How to Get Started | Prey Model Raw

i would read this website cover to cover and check over some of the raw feeding threads on this site.

out of curiousity, what will your boston be pulling?

as you transition your dog from chicken to turkey to pork to fish to beef, you'll be feeding richer foods. the idea is to build up agonisingly slowly to these richer foods, so he doesn't get an intestinal cannon butt....which would make you start over.

good luck to you.


----------



## Kat (Jul 12, 2011)

Weight pulling competition, boston terrier. Those are two things you would never expect to be in the same sentence lol. What would he be pulling? Boston Terriers are so little and fragile looking, not to mention the whole short snout thing which already causes more difficult breathing. I have a pug and I cant imagine doing something like that with her. And I second what Magicre said, start off slow, rushing into raw feeding doesnt work.


----------



## magicre (Apr 7, 2010)

Kat said:


> Weight pulling competition, boston terrier. Those are two things you would never expect to be in the same sentence lol. What would he be pulling? Boston Terriers are so little and fragile looking, not to mention the whole short snout thing which already causes more difficult breathing. I have a pug and I cant imagine doing something like that with her. And I second what Magicre said, start off slow, rushing into raw feeding doesnt work.
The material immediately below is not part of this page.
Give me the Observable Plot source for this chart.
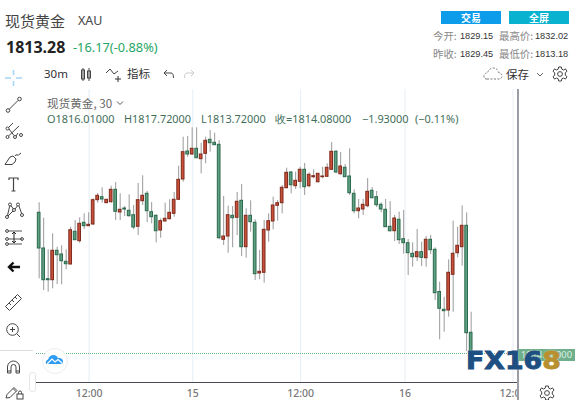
<!DOCTYPE html>
<html><head><meta charset="utf-8">
<script src="https://cdn.jsdelivr.net/npm/d3@7"></script>
<script src="https://cdn.jsdelivr.net/npm/@observablehq/plot@0.6"></script>
<style>
html,body{margin:0;padding:0;background:#fff}
#page{position:relative;width:577px;height:400px;overflow:hidden;background:#fff;font-family:"Noto Sans CJK SC","Noto Sans",sans-serif}
#page>div{position:absolute;white-space:nowrap;line-height:1}
#page>svg.ic{position:absolute;overflow:visible}
#chart{left:0;top:89px}
#chart svg{display:block;background:transparent}
</style></head><body>
<div id="page"></div>
<script>
const opens=[1828.15,1824.58,1821.51,1821.41,1824.35,1823.98,1823.25,1822.98,1826.25,1825.31,1827.15,1826.81,1826.98,1829.41,1829.71,1829.11,1829.21,1830.45,1828.18,1828.58,1828.35,1827.91,1826.75,1829.31,1830.05,1828.21,1827.85,1826.38,1827.28,1827.51,1828.05,1829.45,1831.48,1834.28,1833.98,1834.55,1833.51,1834.05,1835.45,1835.15,1834.95,1825.45,1825.78,1827.85,1827.65,1829.35,1824.71,1827.85,1827.15,1822.08,1822.15,1826.38,1827.28,1828.85,1829.11,1830.61,1832.18,1830.81,1831.25,1832.45,1830.81,1831.71,1831.21,1831.71,1831.75,1832.45,1834.25,1832.01,1832.65,1831.78,1830.05,1828.31,1828.48,1828.81,1830.35,1829.71,1828.95,1828.45,1826.75,1826.31,1827.45,1825.51,1825.11,1824.05,1823.71,1824.21,1823.61,1825.45,1824.45,1820.23,1818.45,1818.38,1821.95,1824.11,1824.71,1826.85,1816.15];
const highs=[1829.15,1827.61,1824.45,1826.05,1824.71,1824.85,1824.45,1826.71,1827.38,1827.65,1828.05,1828.15,1829.55,1830.08,1830.65,1829.48,1830.81,1831.18,1830.05,1828.78,1829.95,1828.88,1831.08,1831.85,1830.28,1829.18,1827.95,1827.55,1829.11,1829.45,1830.18,1832.81,1835.71,1835.78,1836.65,1836.65,1835.11,1835.71,1836.38,1836.11,1835.38,1829.78,1828.81,1828.78,1830.18,1830.98,1828.55,1829.35,1827.45,1824.38,1827.38,1828.05,1829.71,1829.38,1830.88,1832.61,1832.28,1832.21,1832.71,1833.08,1832.15,1832.45,1832.05,1832.71,1833.05,1835.18,1834.38,1834.18,1832.98,1834.55,1830.45,1829.48,1829.48,1831.58,1830.68,1830.28,1829.15,1829.48,1829.28,1827.88,1828.21,1828.38,1825.48,1825.15,1826.48,1825.21,1825.78,1825.88,1824.65,1821.21,1819.71,1823.45,1827.31,1826.71,1828.85,1828.15,1818.21];
const lows=[1821.55,1820.38,1820.21,1820.55,1820.98,1820.95,1822.45,1822.95,1825.38,1825.11,1826.48,1826.78,1826.88,1829.11,1829.11,1829.08,1829.11,1827.38,1827.38,1827.78,1827.71,1826.45,1825.88,1828.88,1827.18,1827.05,1825.15,1825.61,1827.25,1827.45,1827.71,1829.38,1831.21,1833.71,1833.88,1833.55,1832.05,1833.05,1834.21,1834.91,1825.45,1824.88,1824.11,1824.65,1825.88,1823.78,1823.61,1826.21,1821.38,1821.45,1821.11,1825.21,1826.45,1827.31,1828.05,1830.55,1830.05,1830.48,1830.55,1829.88,1830.65,1831.55,1831.11,1831.55,1831.71,1832.38,1832.05,1831.88,1831.71,1829.88,1828.05,1827.55,1827.88,1828.65,1829.55,1828.68,1828.15,1826.71,1826.21,1825.28,1824.98,1824.01,1821.88,1822.71,1823.28,1822.78,1822.71,1823.98,1819.38,1815.45,1816.21,1817.71,1818.21,1823.65,1822.81,1814.28,1813.18];
const closes=[1824.58,1821.41,1821.41,1824.35,1823.91,1823.31,1823.01,1826.41,1825.41,1827.05,1826.81,1826.95,1829.41,1829.85,1829.48,1829.45,1830.45,1828.25,1828.45,1828.48,1827.81,1826.68,1829.41,1829.85,1828.31,1827.71,1826.31,1827.31,1827.55,1828.15,1829.45,1831.45,1834.21,1833.98,1834.55,1833.61,1833.98,1835.35,1835.11,1834.91,1825.61,1825.78,1827.91,1827.61,1829.25,1824.71,1827.85,1827.21,1822.01,1822.25,1826.45,1827.31,1828.88,1829.11,1830.65,1832.15,1830.91,1831.35,1832.45,1830.71,1831.95,1831.81,1832.05,1831.78,1832.65,1834.25,1832.18,1832.78,1831.71,1830.11,1828.31,1828.58,1828.95,1830.25,1829.61,1828.91,1828.48,1826.71,1826.31,1827.58,1825.41,1825.11,1824.11,1823.71,1824.21,1823.65,1825.45,1824.41,1820.11,1818.55,1818.31,1822.15,1824.05,1824.85,1826.85,1816.11,1814.08];
const tickSlots=[11.1,34.15,58.1,81.3,105.3];
const tickLabels=["12:00","15","12:00","16","12:00"];
const lastPrice=1814.08;

const candles=opens.map((o,i)=>({i,o,h:highs[i],l:lows[i],c:closes[i]}));
const up=d=>d.c>=d.o;
const page=document.getElementById("page");

const chart=Plot.plot({
  width:577,height:311,marginLeft:36,marginRight:59,marginTop:0,marginBottom:18,
  style:{background:"transparent"},
  x:{domain:[-0.593,106.52],axis:null},
  y:{domain:[1811.18,1840.48],axis:null},
  marks:[
    Plot.ruleX(tickSlots,{stroke:"#e6eef5",strokeWidth:1}),
    Plot.ruleY([lastPrice],{stroke:"#5fb986",strokeWidth:1,strokeDasharray:"1,1"}),
    Plot.ruleX(candles,{x:"i",y1:"l",y2:"h",stroke:"#999",strokeWidth:1}),
    Plot.rect(candles,{
      x1:d=>d.i-0.3,x2:d=>d.i+0.3,
      y1:d=>Math.min(d.o,d.c),y2:d=>Math.max(d.o,d.c),
      fill:d=>up(d)?"#c8503b":"#5f9f82",
      stroke:d=>up(d)?"#7e2a1c":"#2b6a4d",strokeWidth:1
    }),
    Plot.ruleY([1811.18],{stroke:"#4a4a55",strokeWidth:1}),
    Plot.axisX(tickSlots,{
      tickSize:0,tickPadding:7,fontSize:10.5,fontWeight:500,
      fontFamily:"'Noto Sans',sans-serif",color:"#777",
      tickFormat:(d,k)=>tickLabels[k]
    })
  ]
});
const holder=document.createElement("div");holder.id="chart";holder.appendChild(chart);page.appendChild(holder);

function txt(s,x,y,size,color,extra){
  const d=document.createElement("div");d.textContent=s;
  d.style.cssText=`left:${x}px;top:${y}px;font-size:${size}px;color:${color};${extra||""}`;
  page.appendChild(d);return d;
}
function box(x,y,w,h,css){
  const d=document.createElement("div");
  d.style.cssText=`left:${x}px;top:${y}px;width:${w}px;height:${h}px;${css}`;
  page.appendChild(d);return d;
}
function icon(x,y,w,h,inner){
  const s=document.createElementNS("http://www.w3.org/2000/svg","svg");
  s.setAttribute("class","ic");s.setAttribute("width",w);s.setAttribute("height",h);
  s.setAttribute("viewBox",`0 0 ${w} ${h}`);
  s.style.left=x+"px";s.style.top=y+"px";
  s.innerHTML=`<g fill="none" stroke="#444" stroke-width="1">${inner}</g>`;
  page.appendChild(s);
}
/* right panel covers the axis clip */
box(518,89,59,311,"background:#fff");
box(517.2,89,1.5,311,"background:#9c9ca6");

/* header */
txt("现货黄金",5,13,15,"#444");
txt("XAU",78,14.5,12.5,"#444","font-family:'Noto Sans'");
txt("1813.28",6,39,16,"#222","font-weight:700;font-family:'Noto Sans'");
txt("-16.17(-0.88%)",73,41,12.8,"#27a766","font-family:'Noto Sans'");
txt("30m",44,68,11.5,"#333","font-family:'Noto Sans'");
txt("指标",127,68,11.5,"#333");

const btn=(s,x,c)=>{const d=box(x,11,60,13,`background:${c};color:#fff;font-size:10px;font-weight:700;text-align:center;line-height:13px`);d.textContent=s;};
btn("交易",441,"#0d9ce9");btn("全屏",509,"#09b2cf");

const gr="#888",dk="#333",nums="font-family:'Liberation Sans';";
txt("今开:",433,31,10.4,gr);txt("1829.15",460,32,9.2,dk,nums);
txt("最高价:",499,31,10.4,gr);txt("1832.02",535,32,9.2,dk,nums);
txt("昨收:",433,49,10.4,gr);txt("1829.45",460,50,9.2,dk,nums);
txt("最低价:",499,49,10.4,gr);txt("1813.18",535,50,9.2,dk,nums);
txt("保存",506,69,11.5,"#333");

/* legend in plot area */
txt("现货黄金, 30",47,98,11.6,"#666");
icon(116,100,8,6,'<path d="M1 1.5 L4 4.5 L7 1.5" stroke="#555"/>');
const g="#3f6e5a",nf="font-family:'Noto Sans';";
txt("O1816.01000",47,113.5,10.9,g,nf);
txt("H1817.72000",124,113.5,10.9,g,nf);
txt("L1813.72000",201,113.5,10.9,g,nf);
txt("收=1814.08000",275,113.5,10.9,g,nf);
txt("−1.93000",362,113.5,10.9,g,nf);
txt("(−0.11%)",415,113.5,10.9,g,nf);

/* top tool icons */
icon(80,67,12,15,'<rect x="1.5" y="3" width="3" height="9"/><rect x="7.5" y="4" width="3" height="7"/><path d="M3 1V14M9 1V14"/>');
icon(105,67,20,16,'<path d="M1 6 L5 2 L9 7 L13 4"/><path d="M13 9V15M10 12H16" stroke="#333"/>');
icon(162,68,13,12,'<path d="M5 2 L2 5 L5 8M2 5H9Q11.5 5 11.5 10"/>');
icon(183,68,13,12,'<path d="M8 2 L11 5 L8 8M11 5H4Q1.5 5 1.5 10" stroke="#ccc"/>');
icon(483,66,20,16,'<path d="M4 13Q0.5 13 1 9.5Q1.5 7 4.5 7Q6 2 10.5 2Q14.5 2.2 15.5 6.5Q19 7 19 10.5Q18.5 13 16 13Z" stroke="#777" stroke-dasharray="2,1.5"/>');
icon(536,72,8,6,'<path d="M1 1L4 4L7 1" stroke="#666"/>');
const gear='<circle cx="8" cy="8" r="2.4"/><path d="M6.6 1H9.4L9.8 3.2L11.6 4L13.5 2.9L15 5.3L13.3 6.7V9.3L15 10.7L13.5 13.1L11.6 12L9.8 12.8L9.4 15H6.6L6.2 12.8L4.4 12L2.5 13.1L1 10.7L2.7 9.3V6.7L1 5.3L2.5 2.9L4.4 4L6.2 3.2Z"/>';
icon(552,66,16,16,gear);
icon(539,385,16,16,gear);

/* left toolbar */
icon(4,69,20,18,'<path d="M9.5 1V6M9.5 12V17M1 9H7M12 9H18" stroke="#a5d5f7" stroke-width="1.6"/>');
icon(5,96,18,18,'<circle cx="3" cy="14.5" r="1.8"/><circle cx="14.5" cy="3" r="1.8"/><path d="M4.4 13.1L13.1 4.4"/>');
icon(5,122,19,18,'<circle cx="2.5" cy="6.5" r="1.5"/><circle cx="2.5" cy="15" r="1.5"/><circle cx="10" cy="15" r="1.5"/><circle cx="16" cy="13" r="1.5"/><path d="M3.5 5.5L8 1M4 7L9 13.5M3.5 14L14 4M11 14L13 11"/>');
icon(4,150,19,17,'<path d="M1 14.5L6 7L9 6L12 9L11 12L8 14.5Z"/><path d="M11 6Q12 4 13 5Q14 6 17 3"/>');
icon(8,177,11,15,'<path d="M1 3V1H10V3M5.5 1V14M3.5 14H7.5" stroke-width="1.2"/>');
icon(5,202,19,17,'<circle cx="2" cy="15" r="1.5"/><circle cx="5" cy="2.5" r="1.5"/><circle cx="9" cy="8" r="1.5"/><circle cx="13" cy="2.5" r="1.5"/><circle cx="17" cy="13" r="1.5"/><path d="M2.5 13.5L4.7 4M6 3.5L8.3 7M10 7L12.4 4M14 4L16.6 11.5M3 14L8 9"/>');
icon(5,228,19,18,'<path d="M3 3H17M3 11H17M3 16H17" stroke="#555"/><circle cx="2" cy="3" r="1.4"/><circle cx="2" cy="11" r="1.4"/><circle cx="2" cy="16" r="1.4"/><circle cx="17" cy="11" r="1.4"/><path d="M9 4V15M7 6L9 4L11 6M7 13L9 15L11 13" stroke="#222"/>');
icon(7,261,14,12,'<path d="M6.5 1.5L2 6L6.5 10.5M2 6H13" stroke="#111" stroke-width="2.4"/>');
icon(4,293,19,19,'<path d="M1.5 13.5L13.5 1.5L17.5 5.5L5.5 17.5Z M5 10L7 12M8 7L10 9M11 4L13 6"/>');
icon(5,322,16,16,'<circle cx="7.5" cy="7.5" r="5.8"/><path d="M7.5 5V10M5 7.5H10M12 12L15 15"/>');
box(0,349.5,33,1,"background:#ddd");
icon(6,360,15,15,'<path d="M1.5 13V7A6 6 0 0 1 13.5 7V13H10V7A2.5 2.5 0 0 0 5 7V13ZM1.5 11H5M10 11H13.5"/>');
icon(5,386,19,14,'<path d="M1 12L2 8.5L9 1.5L12 4.5L5 11.5Z M8 2.5L11 5.5"/><rect x="12" y="8" width="6" height="5"/><path d="M13.5 8V6.5A1.5 1.5 0 0 1 16.5 6.5V8"/>');
box(29,372,5,18,"background:#fff;border:1px solid #e6e6e6;border-radius:3px");

/* floating cloud badge */
box(42,348,24,24,"background:#fff;border:1px solid #eee;border-radius:50%");
icon(45,353,19,12,'<path d="M1 11Q0 8 3 6.5Q4.5 2 8.5 2Q11.5 2 13 5Q18 4.5 18 8.5Q18 11 15 11Z" fill="#2f9cf2" stroke="none"/><path d="M2 11L7 6L10 9L13 6.5L17 10" stroke="#fff" stroke-width="1.1"/>');

/* last price tag + watermark */
const tag=box(518,349,57,12,"background:#6fae8a;color:#d9eee2;font-size:9.5px;line-height:12px;text-align:center;font-family:'Noto Sans'");
tag.textContent="1814.08000";
const mark=txt("",465.5,349,24,"#1d4f82","font-family:'DejaVu Sans';font-weight:700;-webkit-text-stroke:0.9px currentColor;transform-origin:0 0;transform:scaleX(1.115);text-shadow:0 0 2px #fff");
mark.innerHTML='FX16<span style="color:#b8902f">8</span>';
</script>
</body></html>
i look at my pug and the little boston who lives down the street, and, i'm sorry but i have to laugh at them pulling anything other than me when they are wanting to go where they want to go.


----------



## Bohboe (Oct 5, 2011)

Hahaha, I know it sounds like something out of a movie, but Bostons actually have just about the same strength as a PitBull, If you google "boston terrier weight pulling" youll be amazed!! =) Ive seen Bostons pull up to 370lbs!! Thats right!! 370 BIG ones!! I dont have him pull anything right now kuz he's still a puppy (7months) and I wouldnt want to damage his body in any way because he's Family, He's like our 3rd kid!!  So right now I just walk him daily on a harnest so that way he pulls what he wants, and walking him is like walking a midget PitBull!! NO JOKE!! And Ive been feeding him a ratio of 80%meat, 10%bone, and 10% liver or kidneys, and I still feed him kibble along with his vitamines. I even give him iron supplements every 3 days. And to KAT and Magicre: Yes, some bostons are really scrawny looking, but thats maybe because they dont get walked or get any excersize, and it also reflects on the parents. Like I said... Youll be AMAZED on what BTs are capable of... =) And thanks for the tips everyone!! Anymore would be very much appriciated =)


----------



## KittyKat (Feb 11, 2011)

I think you should post some pictures of your little one :3


----------



## magicre (Apr 7, 2010)

Bohboe said:


> Hahaha, I know it sounds like something out of a movie, but Bostons actually have just about the same strength as a PitBull, If you google "boston terrier weight pulling" youll be amazed!! =) Ive seen Bostons pull up to 370lbs!! Thats right!! 370 BIG ones!! I dont have him pull anything right now kuz he's still a puppy (7months) and I wouldnt want to damage his body in any way because he's Family, He's like our 3rd kid!!  So right now I just walk him daily on a harnest so that way he pulls what he wants, and walking him is like walking a midget PitBull!! NO JOKE!! And Ive been feeding him a ratio of 80%meat, 10%bone, and 10% liver or kidneys, and I still feed him kibble along with his vitamines. I even give him iron supplements every 3 days. And to KAT and Magicre: Yes, some bostons are really scrawny looking, but thats maybe because they dont get walked or get any excersize, and it also reflects on the parents. Like I said... Youll be AMAZED on what BTs are capable of... =) And thanks for the tips everyone!! Anymore would be very much appriciated =)


i believe you. my pug shows incredible strength. it is undirected and raw, but when i want him to do something and he doesn't want to, he can pull me off balance.

the picture in my head, though, is funny, because when i think of pulling dogs, i think of them as bigger. 

you're right, though. never underestimate the power of short


----------



## xellil (Apr 4, 2011)

it must be the low center of gravity 

I would go to see one of those competitions!


----------